TASK PROMPT: Omit any picture, and return the remaining data exactly as written.

+ + + + + + +

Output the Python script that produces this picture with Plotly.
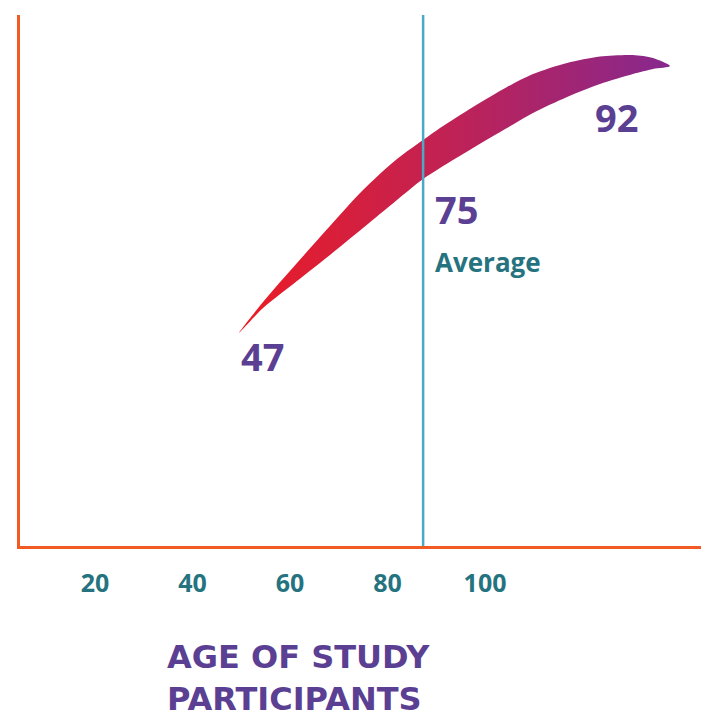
import plotly.graph_objects as go

# ---- data ----
tick_values = [20, 40, 60, 80, 100]
tick_labels = ["20", "40", "60", "80", "100"]

# crescent band: upper edge (left tip -> right tip)
upper_x = [49.53, 54.46, 61.43, 68.20, 74.97, 81.94, 87.28, 90.76, 97.53, 104.51, 109.84, 116.82, 123.58, 130.35, 134.46, 137.94]
upper_y = [40.23, 46.05, 53.38, 60.34, 67.11, 72.93, 76.50, 78.76, 82.71, 86.47, 88.91, 90.98, 92.20, 92.48, 91.92, 90.41]
# lower edge (left tip -> right tip)
lower_x = [49.53, 54.46, 61.43, 68.20, 74.97, 81.94, 87.28, 90.76, 97.53, 104.51, 109.84, 116.82, 123.58, 130.35, 134.46, 137.94]
lower_y = [40.23, 44.92, 50.00, 54.89, 59.96, 65.23, 69.17, 71.24, 75.00, 78.76, 81.58, 84.59, 87.03, 88.91, 89.85, 90.41]

average_x = 87.3

value_labels = ["47", "75", "92"]
value_label_x = [54.3, 89.4, 126.9]
value_label_y = [35.9, 63.5, 80.8]
value_label_anchor = ["center", "left", "center"]

average_label = "Average"
average_label_pos = (89.4, 53.6)

title_text = "AGE OF STUDY<br>PARTICIPANTS"

# ---- styles ----
ORANGE = "#F15A22"
TEAL_LINE = "#4BA9C6"
TEAL_TEXT = "#25737F"
PURPLE = "#5B3F93"
FONT = "Open Sans, Roboto, sans-serif"
TITLE_FONT = "DejaVu Sans, Open Sans, sans-serif"

band_x = upper_x + lower_x[::-1][1:]
band_y = upper_y + lower_y[::-1][1:]

fig = go.Figure()
fig.add_trace(go.Scatter(
    x=band_x, y=band_y, mode="lines", fill="toself",
    line=dict(width=0, color="rgba(0,0,0,0)", shape="spline", smoothing=0.8),
    fillgradient=dict(type="horizontal",
                      colorscale=[[0, "#EC1C24"], [0.5, "#BF2256"], [1, "#86288E"]]),
    hoverinfo="skip", showlegend=False,
))

fig.add_shape(type="line", xref="x", yref="paper", x0=average_x, x1=average_x,
              y0=0, y1=1, line=dict(color=TEAL_LINE, width=2.5), layer="above")

for t, x, y, a in zip(value_labels, value_label_x, value_label_y, value_label_anchor):
    fig.add_annotation(x=x, y=y, xref="x", yref="y", text=t, showarrow=False,
                       xanchor=a, yanchor="middle",
                       font=dict(family=FONT, size=38, color=PURPLE, weight=700))

fig.add_annotation(x=average_label_pos[0], y=average_label_pos[1], xref="x", yref="y",
                   text=average_label, showarrow=False, xanchor="left", yanchor="middle",
                   font=dict(family=FONT, size=26, color=TEAL_TEXT, weight=700))

W, H = 701, 721
L, R, T, B = 20, 0, 15, 175
pw, ph = W - L - R, H - T - B

# title block: left edge at 165 px, top at 636 px
fig.add_annotation(x=(165 - L) / pw, y=(H - B - 636) / ph, xref="paper", yref="paper",
                   text=title_text, showarrow=False, xanchor="left", yanchor="top",
                   align="left",
                   font=dict(family=TITLE_FONT, size=32, color=PURPLE, weight=700))

fig.update_layout(
    width=W, height=H,
    margin=dict(l=L, r=R, t=T, b=B, pad=0),
    paper_bgcolor="white", plot_bgcolor="white",
    xaxis=dict(range=[4.61, 144.3], showline=True, linecolor=ORANGE, linewidth=3,
               showgrid=False, zeroline=False, ticks="",
               tickvals=tick_values, ticktext=tick_labels, ticklabelstandoff=13,
               tickfont=dict(family=FONT, size=25, color=TEAL_TEXT, weight=700),
               fixedrange=True),
    yaxis=dict(range=[0.19, 100], showline=True, linecolor=ORANGE, linewidth=3,
               showgrid=False, zeroline=False, showticklabels=False, ticks="",
               fixedrange=True),
)

fig.write_html("out.html")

+ + + + + + +

THE ANSWER:
Output the Python script that produces this picture with Plotly.
import plotly.graph_objects as go

# ---- data ----
tick_values = [20, 40, 60, 80, 100]
tick_labels = ["20", "40", "60", "80", "100"]

# crescent band: upper edge (left tip -> right tip)
upper_x = [49.53, 54.46, 61.43, 68.20, 74.97, 81.94, 87.28, 90.76, 97.53, 104.51, 109.84, 116.82, 123.58, 130.35, 134.46, 137.94]
upper_y = [40.23, 46.05, 53.38, 60.34, 67.11, 72.93, 76.50, 78.76, 82.71, 86.47, 88.91, 90.98, 92.20, 92.48, 91.92, 90.41]
# lower edge (left tip -> right tip)
lower_x = [49.53, 54.46, 61.43, 68.20, 74.97, 81.94, 87.28, 90.76, 97.53, 104.51, 109.84, 116.82, 123.58, 130.35, 134.46, 137.94]
lower_y = [40.23, 44.92, 50.00, 54.89, 59.96, 65.23, 69.17, 71.24, 75.00, 78.76, 81.58, 84.59, 87.03, 88.91, 89.85, 90.41]

average_x = 87.3

value_labels = ["47", "75", "92"]
value_label_x = [54.3, 89.4, 126.9]
value_label_y = [35.9, 63.5, 80.8]
value_label_anchor = ["center", "left", "center"]

average_label = "Average"
average_label_pos = (89.4, 53.6)

title_text = "AGE OF STUDY<br>PARTICIPANTS"

# ---- styles ----
ORANGE = "#F15A22"
TEAL_LINE = "#4BA9C6"
TEAL_TEXT = "#25737F"
PURPLE = "#5B3F93"
FONT = "Open Sans, Roboto, sans-serif"
TITLE_FONT = "DejaVu Sans, Open Sans, sans-serif"

band_x = upper_x + lower_x[::-1][1:]
band_y = upper_y + lower_y[::-1][1:]

fig = go.Figure()
fig.add_trace(go.Scatter(
    x=band_x, y=band_y, mode="lines", fill="toself",
    line=dict(width=0, color="rgba(0,0,0,0)", shape="spline", smoothing=0.8),
    fillgradient=dict(type="horizontal",
                      colorscale=[[0, "#EC1C24"], [0.5, "#BF2256"], [1, "#86288E"]]),
    hoverinfo="skip", showlegend=False,
))

fig.add_shape(type="line", xref="x", yref="paper", x0=average_x, x1=average_x,
              y0=0, y1=1, line=dict(color=TEAL_LINE, width=2.5), layer="above")

for t, x, y, a in zip(value_labels, value_label_x, value_label_y, value_label_anchor):
    fig.add_annotation(x=x, y=y, xref="x", yref="y", text=t, showarrow=False,
                       xanchor=a, yanchor="middle",
                       font=dict(family=FONT, size=38, color=PURPLE, weight=700))

fig.add_annotation(x=average_label_pos[0], y=average_label_pos[1], xref="x", yref="y",
                   text=average_label, showarrow=False, xanchor="left", yanchor="middle",
                   font=dict(family=FONT, size=26, color=TEAL_TEXT, weight=700))

W, H = 701, 721
L, R, T, B = 20, 0, 15, 175
pw, ph = W - L - R, H - T - B

# title block: left edge at 165 px, top at 636 px
fig.add_annotation(x=(165 - L) / pw, y=(H - B - 636) / ph, xref="paper", yref="paper",
                   text=title_text, showarrow=False, xanchor="left", yanchor="top",
                   align="left",
                   font=dict(family=TITLE_FONT, size=32, color=PURPLE, weight=700))

fig.update_layout(
    width=W, height=H,
    margin=dict(l=L, r=R, t=T, b=B, pad=0),
    paper_bgcolor="white", plot_bgcolor="white",
    xaxis=dict(range=[4.61, 144.3], showline=True, linecolor=ORANGE, linewidth=3,
               showgrid=False, zeroline=False, ticks="",
               tickvals=tick_values, ticktext=tick_labels, ticklabelstandoff=13,
               tickfont=dict(family=FONT, size=25, color=TEAL_TEXT, weight=700),
               fixedrange=True),
    yaxis=dict(range=[0.19, 100], showline=True, linecolor=ORANGE, linewidth=3,
               showgrid=False, zeroline=False, showticklabels=False, ticks="",
               fixedrange=True),
)

fig.write_html("out.html")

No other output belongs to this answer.